What you need to do> Line by line, repeat the data below exactly, beginning at the first line and ending at the line with "import plotly.graph_objects as go". Omit pictures.
● ● ●
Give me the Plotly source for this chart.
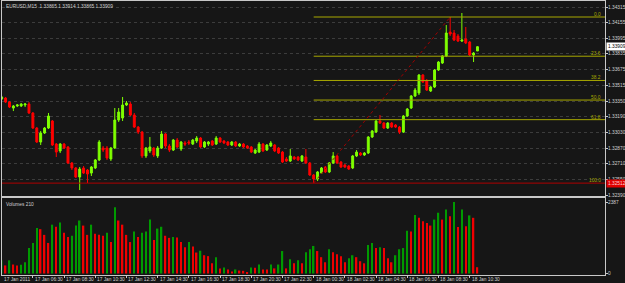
import plotly.graph_objects as go

# ---------------- data (EURUSD M15, 17-18 Jan 2011) ----------------
opens = [1.33373, 1.33383, 1.33342, 1.33281, 1.33302, 1.33302, 1.33312, 1.33322, 1.33230, 1.33076,
         1.32933, 1.33025, 1.33076, 1.33148, 1.32912, 1.32841, 1.32912, 1.32882, 1.32718, 1.32667,
         1.32574, 1.32667, 1.32646, 1.32615, 1.32667, 1.32749, 1.32871, 1.32871, 1.32759, 1.32871,
         1.33158, 1.33179, 1.33312, 1.33322, 1.33209, 1.33086, 1.33035, 1.32790, 1.32841, 1.32871,
         1.32790, 1.32871, 1.33015, 1.32892, 1.32851, 1.32953, 1.32861, 1.32923, 1.32933, 1.32912,
         1.32943, 1.32974, 1.32882, 1.32912, 1.32943, 1.32912, 1.32974, 1.32943, 1.32933, 1.32902,
         1.32933, 1.32892, 1.32912, 1.32892, 1.32882, 1.32820, 1.32830, 1.32912, 1.32851, 1.32892,
         1.32902, 1.32871, 1.32830, 1.32759, 1.32738, 1.32779, 1.32779, 1.32738, 1.32779, 1.32718,
         1.32595, 1.32554, 1.32615, 1.32677, 1.32626, 1.32718, 1.32790, 1.32728, 1.32697, 1.32687,
         1.32667, 1.32790, 1.32820, 1.32800, 1.32820, 1.32984, 1.33035, 1.33148, 1.33127, 1.33076,
         1.33127, 1.33107, 1.33086, 1.33035, 1.33199, 1.33281, 1.33404, 1.33435, 1.33619, 1.33558,
         1.33455, 1.33496, 1.33670, 1.33742, 1.33814, 1.34059, 1.34049, 1.34018, 1.33967, 1.33988,
         1.33957, 1.33824, 1.33865]
highs = [1.33404, 1.33394, 1.33353, 1.33312, 1.33322, 1.33332, 1.33332, 1.33342, 1.33240, 1.33086,
         1.33046, 1.33086, 1.33230, 1.33158, 1.32923, 1.32923, 1.32923, 1.32892, 1.32728, 1.32677,
         1.32677, 1.32687, 1.32656, 1.32687, 1.32759, 1.32953, 1.32892, 1.32892, 1.32882, 1.33281,
         1.33281, 1.33394, 1.33353, 1.33342, 1.33230, 1.33097, 1.33046, 1.32882, 1.32984, 1.32882,
         1.32892, 1.33046, 1.33025, 1.32912, 1.32964, 1.32974, 1.32943, 1.32943, 1.32953, 1.32964,
         1.32994, 1.32984, 1.32943, 1.32943, 1.32953, 1.32994, 1.32984, 1.32953, 1.32943, 1.32943,
         1.32943, 1.32923, 1.32923, 1.32902, 1.32892, 1.32861, 1.32933, 1.32923, 1.32912, 1.32943,
         1.32912, 1.32882, 1.32841, 1.32779, 1.32861, 1.32790, 1.32790, 1.32800, 1.32861, 1.32728,
         1.32605, 1.32636, 1.32677, 1.32687, 1.32728, 1.32830, 1.32800, 1.32738, 1.32708, 1.32697,
         1.32800, 1.32851, 1.32830, 1.32830, 1.32994, 1.33056, 1.33158, 1.33209, 1.33138, 1.33138,
         1.33138, 1.33117, 1.33097, 1.33209, 1.33281, 1.33414, 1.33486, 1.33629, 1.33629, 1.33578,
         1.33506, 1.33680, 1.33762, 1.33824, 1.34131, 1.34213, 1.34080, 1.34039, 1.34254, 1.34111,
         1.33967, 1.33855, 1.33914]
lows = [1.33363, 1.33332, 1.33281, 1.33250, 1.33291, 1.33291, 1.33291, 1.33220, 1.33066, 1.32923,
        1.32902, 1.33015, 1.33066, 1.32892, 1.32779, 1.32820, 1.32861, 1.32708, 1.32646, 1.32564,
        1.32441, 1.32605, 1.32513, 1.32585, 1.32656, 1.32738, 1.32830, 1.32749, 1.32738, 1.32861,
        1.33138, 1.33148, 1.33302, 1.33199, 1.33076, 1.33015, 1.32769, 1.32769, 1.32820, 1.32779,
        1.32769, 1.32861, 1.32871, 1.32830, 1.32841, 1.32871, 1.32841, 1.32892, 1.32902, 1.32902,
        1.32923, 1.32871, 1.32871, 1.32892, 1.32892, 1.32902, 1.32923, 1.32912, 1.32892, 1.32892,
        1.32882, 1.32882, 1.32871, 1.32861, 1.32820, 1.32810, 1.32820, 1.32830, 1.32841, 1.32882,
        1.32830, 1.32810, 1.32718, 1.32728, 1.32728, 1.32749, 1.32738, 1.32728, 1.32708, 1.32585,
        1.32512, 1.32533, 1.32605, 1.32615, 1.32615, 1.32708, 1.32708, 1.32667, 1.32667, 1.32646,
        1.32656, 1.32779, 1.32790, 1.32790, 1.32810, 1.32974, 1.33025, 1.33117, 1.33066, 1.33066,
        1.33076, 1.33076, 1.33015, 1.33025, 1.33189, 1.33271, 1.33394, 1.33414, 1.33537, 1.33455,
        1.33445, 1.33486, 1.33660, 1.33732, 1.33803, 1.34018, 1.33967, 1.33957, 1.33957, 1.33936,
        1.33814, 1.33752, 1.33865]
closes = [1.33394, 1.33342, 1.33291, 1.33302, 1.33312, 1.33322, 1.33322, 1.33230, 1.33076, 1.32933,
          1.33025, 1.33076, 1.33199, 1.32902, 1.32830, 1.32912, 1.32871, 1.32718, 1.32667, 1.32574,
          1.32656, 1.32615, 1.32605, 1.32677, 1.32749, 1.32933, 1.32851, 1.32769, 1.32871, 1.33158,
          1.33240, 1.33312, 1.33332, 1.33209, 1.33086, 1.33035, 1.32790, 1.32871, 1.32882, 1.32800,
          1.32871, 1.33015, 1.32892, 1.32851, 1.32953, 1.32882, 1.32933, 1.32912, 1.32923, 1.32953,
          1.32974, 1.32882, 1.32933, 1.32933, 1.32902, 1.32974, 1.32933, 1.32923, 1.32902, 1.32933,
          1.32892, 1.32912, 1.32882, 1.32871, 1.32830, 1.32851, 1.32912, 1.32841, 1.32902, 1.32923,
          1.32841, 1.32820, 1.32728, 1.32738, 1.32790, 1.32759, 1.32749, 1.32790, 1.32718, 1.32595,
          1.32554, 1.32626, 1.32667, 1.32626, 1.32718, 1.32790, 1.32718, 1.32677, 1.32677, 1.32656,
          1.32790, 1.32830, 1.32800, 1.32820, 1.32984, 1.33046, 1.33148, 1.33127, 1.33076, 1.33127,
          1.33086, 1.33086, 1.33035, 1.33199, 1.33271, 1.33404, 1.33465, 1.33619, 1.33547, 1.33465,
          1.33496, 1.33670, 1.33752, 1.33814, 1.34049, 1.34039, 1.33977, 1.33967, 1.33977, 1.33947,
          1.33824, 1.33844, 1.33909]
volumes = [440, 270, 440, 300, 270, 290, 375, 850, 1020, 1520,
           1480, 1290, 1020, 1630, 1560, 1700, 1360, 1220, 1260, 1600,
           1770, 1600, 1290, 1630, 1330, 1290, 1260, 1360, 1050, 2210,
           1770, 1630, 1290, 1050, 1400, 1220, 1360, 1400, 1800, 1120,
           1500, 1560, 1260, 1190, 1220, 1200, 1050, 880, 1050, 900,
           700, 760, 610, 580, 340, 545, 170, 200, 135, 70,
           135, 100, 90, 35, 200, 190, 300, 135, 130, 300,
           170, 300, 750, 170, 475, 340, 440, 340, 710, 810,
           920, 750, 545, 375, 810, 710, 645, 580, 375, 510,
           610, 545, 410, 340, 950, 1020, 850, 880, 850, 510,
           375, 610, 810, 850, 1430, 1400, 1950, 1860, 1745, 1690,
           1600, 1800, 2030, 1800, 2140, 1915, 2387, 1555, 2140, 1575,
           1940, 1860, 210]

time_label_bars = [0, 8, 16, 24, 32, 40, 48, 56, 64, 72, 80, 88, 96, 104, 112, 120]
time_labels = ["17 Jan 2011", "17 Jan 06:30", "17 Jan 08:30", "17 Jan 10:30", "17 Jan 12:30",
               "17 Jan 14:30", "17 Jan 16:30", "17 Jan 18:30", "17 Jan 20:30", "17 Jan 22:30",
               "18 Jan 00:30", "18 Jan 02:30", "18 Jan 04:30", "18 Jan 06:30", "18 Jan 08:30",
               "18 Jan 10:30"]
price_ticks = [1.34315, 1.34155, 1.33995, 1.33835, 1.33675, 1.33515, 1.33350, 1.33190,
               1.33030, 1.32870, 1.32710, 1.32550, 1.32390]
fib_ratios = [0.0, 23.6, 38.2, 50.0, 61.8, 100.0]
fib_low_bar = 80
fib_high_bar = 115
symbol = "EURUSD,M15"

# ---------------- styling ----------------
BG = "#161616"
AXIS = "#c8c8c8"
TXT = "#d0d0d0"
CANDLE_UP = "#7fff00"
CANDLE_DN = "#ff0000"
VOL_UP = "#009a00"
VOL_DN = "#f00000"
FIB = "#a8a800"
LOWLINE = "#b00000"
FONT = "Liberation Sans"
FS = 4.8

n = len(closes)
xs = list(range(n))
X_MIN, X_MAX = 0.08, 154.7


def xpaper(b):
    return (b - X_MIN) / (X_MAX - X_MIN)


vol_colors = [VOL_UP]
for i in range(1, n):
    vol_colors.append(VOL_UP if volumes[i] > volumes[i - 1] else VOL_DN)

fig = go.Figure()
fig.add_trace(go.Candlestick(
    x=xs, open=opens, high=highs, low=lows, close=closes,
    increasing=dict(line=dict(color=CANDLE_UP, width=1), fillcolor=CANDLE_UP),
    decreasing=dict(line=dict(color=CANDLE_DN, width=1), fillcolor=CANDLE_DN),
    whiskerwidth=0, xaxis="x", yaxis="y", showlegend=False, hoverinfo="skip"))
fig.add_trace(go.Bar(
    x=xs, y=volumes, marker=dict(color=vol_colors, line=dict(width=0)),
    width=0.36, xaxis="x2", yaxis="y2", showlegend=False, hoverinfo="skip"))

fib_low = lows[fib_low_bar]
fib_high = highs[fib_high_bar]

shapes = []
annotations = []
shapes.append(dict(type="line", xref="x", yref="y", x0=X_MIN, x1=X_MAX, y0=fib_low, y1=fib_low,
                   line=dict(color=LOWLINE, width=1)))
for r in fib_ratios:
    lvl = fib_high - r / 100.0 * (fib_high - fib_low)
    if r < 100:
        shapes.append(dict(type="line", xref="x", yref="y", x0=fib_low_bar, x1=X_MAX, y0=lvl, y1=lvl,
                           line=dict(color=FIB, width=1)))
    annotations.append(dict(xref="paper", yref="y", x=0.9955, y=lvl, text=f"{r:.1f}", showarrow=False,
                            xanchor="right", yanchor="bottom", yshift=-1, borderpad=0,
                            font=dict(family=FONT, size=FS, color=FIB)))
shapes.append(dict(type="line", xref="x", yref="y", x0=fib_low_bar, x1=fib_high_bar, y0=fib_low, y1=fib_high,
                   line=dict(color="#a00000", width=1, dash="dot")))

# price axis labels
for v in price_ticks:
    annotations.append(dict(xref="paper", yref="y", x=1.0, y=v, xanchor="left", yanchor="middle",
                            xshift=2, text=f"{v:.5f}", showarrow=False, borderpad=0,
                            font=dict(family=FONT, size=FS, color=TXT)))
# volume axis labels
for v in [max(volumes), 0]:
    annotations.append(dict(xref="paper", yref="y2", x=1.0, y=v, xanchor="left", yanchor="middle",
                            xshift=2, text=str(v), showarrow=False, borderpad=0,
                            font=dict(family=FONT, size=FS, color=TXT)))
# time labels
for b, t in zip(time_label_bars, time_labels):
    annotations.append(dict(xref="paper", yref="paper", x=max(xpaper(b), 0.0), y=0, xanchor="left",
                            yanchor="top", xshift=1, yshift=-1, text=t, showarrow=False, borderpad=0,
                            font=dict(family=FONT, size=FS, color=TXT)))

# header
annotations.append(dict(xref="paper", yref="paper", x=0.004, y=0.997, xanchor="left", yanchor="top",
                        text=f"{symbol}  {opens[-1]:.5f} {highs[-1]:.5f} {lows[-1]:.5f} {closes[-1]:.5f}",
                        showarrow=False, font=dict(family=FONT, size=FS, color=TXT)))
annotations.append(dict(xref="paper", yref="y2 domain", x=0.004, y=0.98, xanchor="left", yanchor="top",
                        text=f"Volumes {volumes[-1]}", showarrow=False,
                        font=dict(family=FONT, size=FS, color=TXT)))
# price boxes on axis
annotations.append(dict(xref="paper", yref="y", x=1.0, y=closes[-1], xanchor="left", yanchor="middle",
                        xshift=1, text=f"{closes[-1]:.5f}", showarrow=False, bgcolor="#ffffff", borderpad=1,
                        font=dict(family=FONT, size=FS, color="#000000")))
annotations.append(dict(xref="paper", yref="y", x=1.0, y=fib_low, xanchor="left", yanchor="middle",
                        xshift=1, text=f"{fib_low:.5f}", showarrow=False, bgcolor="#e00000", borderpad=1,
                        font=dict(family=FONT, size=FS, color="#ffd0d0")))

top_px, split_px, vol_top_px, bottom_px = 1, 196, 198, 275
plot_h = bottom_px - top_px
main_dom = [(bottom_px - split_px) / plot_h, 1.0]
vol_dom = [0.0, (bottom_px - vol_top_px) / plot_h]

fig.update_layout(
    width=625, height=283,
    margin=dict(l=2, r=20, t=1, b=8),
    paper_bgcolor=BG, plot_bgcolor=BG,
    shapes=shapes, annotations=annotations,
    xaxis=dict(domain=[0, 1], range=[X_MIN, X_MAX], anchor="y", showticklabels=False,
               showgrid=False, zeroline=False, showline=True, mirror=True, linecolor=AXIS, linewidth=1,
               rangeslider=dict(visible=False), fixedrange=True),
    yaxis=dict(domain=main_dom, range=[1.32380, 1.34377], side="right", anchor="x",
               tickvals=price_ticks, showticklabels=False, ticks="outside", ticklen=2,
               tickcolor=AXIS, showgrid=True, gridcolor="#3c3c3c", griddash="dot", gridwidth=1,
               zeroline=False, showline=True, mirror=True, linecolor=AXIS, linewidth=1,
               automargin=False),
    xaxis2=dict(domain=[0, 1], range=[X_MIN, X_MAX], anchor="y2", tickvals=time_label_bars,
                showticklabels=False, ticks="outside", ticklen=2, tickcolor=AXIS,
                showgrid=False, zeroline=False,
                showline=True, mirror=True, linecolor=AXIS, linewidth=1, automargin=False),
    yaxis2=dict(domain=vol_dom, range=[-50, 2521], side="right", anchor="x2",
                tickvals=[0, max(volumes)], showticklabels=False, ticks="outside", ticklen=2,
                tickcolor=AXIS, showgrid=False, zeroline=False, showline=True, mirror=True,
                linecolor=AXIS, linewidth=1, automargin=False),
)

fig.write_html("out.html")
● ● ●
Exercise result>
Give me the Plotly source for this chart.
import plotly.graph_objects as go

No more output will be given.